There’s space in the script for movement, song and sound, and as they’ve never worked together before, we want to see where they take things – and to build a fantastic collective of artists along the way.

We want to understand what fits best with how they see the play.

There’s a huge thrill and risk in that, looking on as the writer and knowing that you can now share the ownership and be surprised, delighted and challenged.

At the heart of this project was an idea for a script that could be interpreted in different ways by different theatre companies, but where the stories would always speak to a North Devon audience about the magic and dynamism of the landscape in which they live.

This Swimbridge production will be completely unique to this new company, but will be the first, we hope, of many different versions of Hefted when the script goes open-source for amateur production from next year. 

I went along to pass the script over at the first rehearsal, leaving the company to begin their unique exploration of this very local play with a global environmental vision.

It’s rare that you go to a first full company read-through of a script – especially with large-cast plays – and enter a room full of people who know each other, come from the same place and have immediate ownership over the rehearsal venue.

Most professionals will be slightly trepidatious, anxious to make a good first impression, scoping out who else is in the room and approaching things cautiously.

It was wonderful therefore to turn up at Swimbridge Jubilee Hall and find the room bustling, busy, and full of laughter and excitement.

The sense of this being a community venture is so strong.
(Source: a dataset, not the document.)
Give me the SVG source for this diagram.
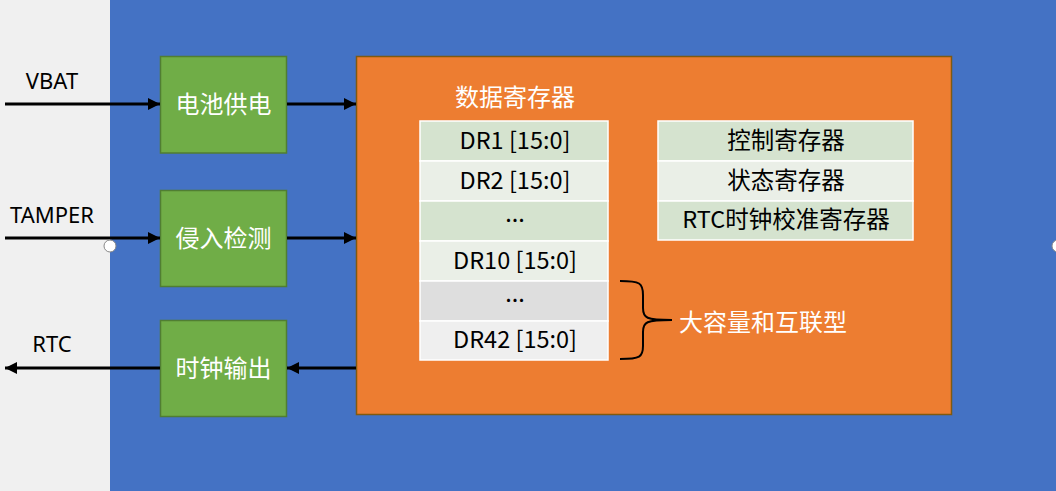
<svg xmlns="http://www.w3.org/2000/svg" width="1056" height="491" viewBox="0 0 1056 491">
<defs>
<marker id="ah" viewBox="0 0 10 10" refX="10" refY="5" markerWidth="4" markerHeight="4" orient="auto" markerUnits="strokeWidth">
<path d="M0,0 L10,5 L0,10 z" fill="#000"/>
</marker>
<style>
.lbl{font-family:"Noto Sans","Noto Sans CJK SC",sans-serif;font-size:22px;fill:#000;text-anchor:middle}
.gt{font-family:"Noto Sans CJK SC",sans-serif;font-size:24px;fill:#fff;text-anchor:middle}
.green{fill:#70AD47;stroke:#507E32;stroke-width:1.5}
.cell{stroke:#fff;stroke-width:1.5}
.ct{font-family:"Noto Sans CJK SC",sans-serif;font-size:23.5px;fill:#000;text-anchor:middle}
.wire{stroke:#000;stroke-width:3;fill:none;marker-end:url(#ah)}
</style>
</defs>
<rect x="0" y="0" width="1056" height="491" fill="#4472C4"/>
<rect x="0" y="0" width="110" height="491" fill="#F0F0F0"/>

<g id="orange">
<rect x="356.5" y="56.5" width="595" height="358" fill="#ED7D31" stroke="#7F5A10" stroke-width="1.5"/>
</g>

<g id="n-vbat"><text class="lbl" x="52" y="89">VBAT</text></g>
<g id="n-tamper"><text class="lbl" x="52" y="223">TAMPER</text></g>
<g id="n-rtc"><text class="lbl" x="52" y="352">RTC</text></g>

<g id="n-power"><rect class="green" x="160.5" y="56.5" width="126" height="96.5"/><text class="gt" x="223.5" y="113">电池供电</text></g>
<g id="n-tamperdet"><rect class="green" x="160.5" y="190.5" width="126" height="96"/><text class="gt" x="223.5" y="247">侵入检测</text></g>
<g id="n-clkout"><rect class="green" x="160.5" y="320.5" width="126" height="96"/><text class="gt" x="223.5" y="377">时钟输出</text></g>

<g id="connectors">
<line class="wire" x1="5" y1="104" x2="160" y2="104"/>
<line class="wire" x1="287" y1="104" x2="356" y2="104"/>
<line class="wire" x1="5" y1="238" x2="160" y2="238"/>
<line class="wire" x1="287" y1="238" x2="356" y2="238"/>
<line class="wire" x1="356" y1="368" x2="287" y2="368"/>
<line class="wire" x1="160" y1="368" x2="5" y2="368"/>
</g>

<g id="dataregs">
<text class="gt" x="515" y="106">数据寄存器</text>
<rect class="cell" x="420" y="121" width="188" height="40" fill="#D5E3CF"/>
<rect class="cell" x="420" y="161" width="188" height="40" fill="#EAEFE7"/>
<rect class="cell" x="420" y="201" width="188" height="40" fill="#D5E3CF"/>
<rect class="cell" x="420" y="241" width="188" height="40" fill="#EAEFE7"/>
<rect class="cell" x="420" y="281" width="188" height="40" fill="#DEDEDE"/>
<rect class="cell" x="420" y="321" width="188" height="39" fill="#EFEFEF"/>
<text class="ct" x="515" y="149">DR1 [15:0]</text>
<text class="ct" x="515" y="189">DR2 [15:0]</text>
<text class="ct" x="515" y="222">...</text>
<text class="ct" x="515" y="269">DR10 [15:0]</text>
<text class="ct" x="515" y="302">...</text>
<text class="ct" x="515" y="348">DR42 [15:0]</text>
</g>

<g id="ctrlregs">
<rect class="cell" x="658" y="121" width="255" height="40" fill="#D5E3CF"/>
<rect class="cell" x="658" y="161" width="255" height="40" fill="#EAEFE7"/>
<rect class="cell" x="658" y="201" width="255" height="39" fill="#D5E3CF"/>
<text class="ct" x="786" y="149">控制寄存器</text>
<text class="ct" x="786" y="189">状态寄存器</text>
<text class="ct" x="786" y="228">RTC时钟校准寄存器</text>
</g>

<g id="brace">
<path d="M620,281 C640,281 643,283 643,295 L643,308 C643,318 646,320 672,320 C646,320 643,322 643,332 L643,346 C643,357 640,359 620,359" fill="none" stroke="#000" stroke-width="2"/>
<text class="gt" x="679" y="331" style="text-anchor:start">大容量和互联型</text>
</g>

<g id="handles">
<circle cx="110" cy="246" r="6" fill="#fff" stroke="#888" stroke-width="1"/>
<circle cx="1058" cy="246" r="6" fill="#fff" stroke="#888" stroke-width="1"/>
</g>
</svg>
I look around the room and see six young actors under the age of eighteen, shoulder-to-shoulder with the professionals Laura James and Ben Stretton, and next to them the adults from Swimbridge whom clearly already know the young people, and community producer Julie Whitton.

Bill – who is at the helm as director – holds the space firmly and marks this production as a totally new page in the story of Hefted.

Some people here were involved with the play’s development when it was just a few ideas, some have seen readings of scripts and scenes along the way, but Bill’s message is clear: forget all of that.

This will be yours – ours – to invent and imagine around the words and bring to life in our own way.

He frames the play in poetic terms to get us thinking – it’s not a history play, but contains some history; it’s not a fairy-tale, but it contains some magic; it’s not a fantasy, but it contains the fantastical; its tones might be dark and savage in some places but are playful and full of lightness and comedy in others.

In addition, we might be six hundred years away from some of the characters’ timeframes, but their experiences of love, life, death, belonging, separation, heartbreak and adventure can still mirror our own.

The read-through is undertaken with gusto, commitment and bravery. The potential in the room is clear, from the passionate young actors through to the gravitas of age and experience in the older ones, and the atmospheres of intensity, conflict and concentration they are beginning to create with one another.

(Birds of prey in a clearing in woods near Dolton: a location inspiring one of the scenes)

We talk afterwards of the vivid images in the text, the conjuring up of the sense of diverse landscapes in North Devon and the characters we love and are curious to know more about – curiosities that will be unpacked in rehearsal as this cast takes ownership of the words and the spaces around them.

Only a day later photographs come through of the ensemble at work: stories told in images not words, a collective exploring its identity in the story, a theatrical language starting to emerge even at this early stage.

If you pass the Jubilee Hall on a weekday evening, be aware: something very special is beginning to take shape within those four walls.

Hefted will be on Friday 7th and Saturday 8th December at 7.30pm at Swimbridge Jubilee Hall.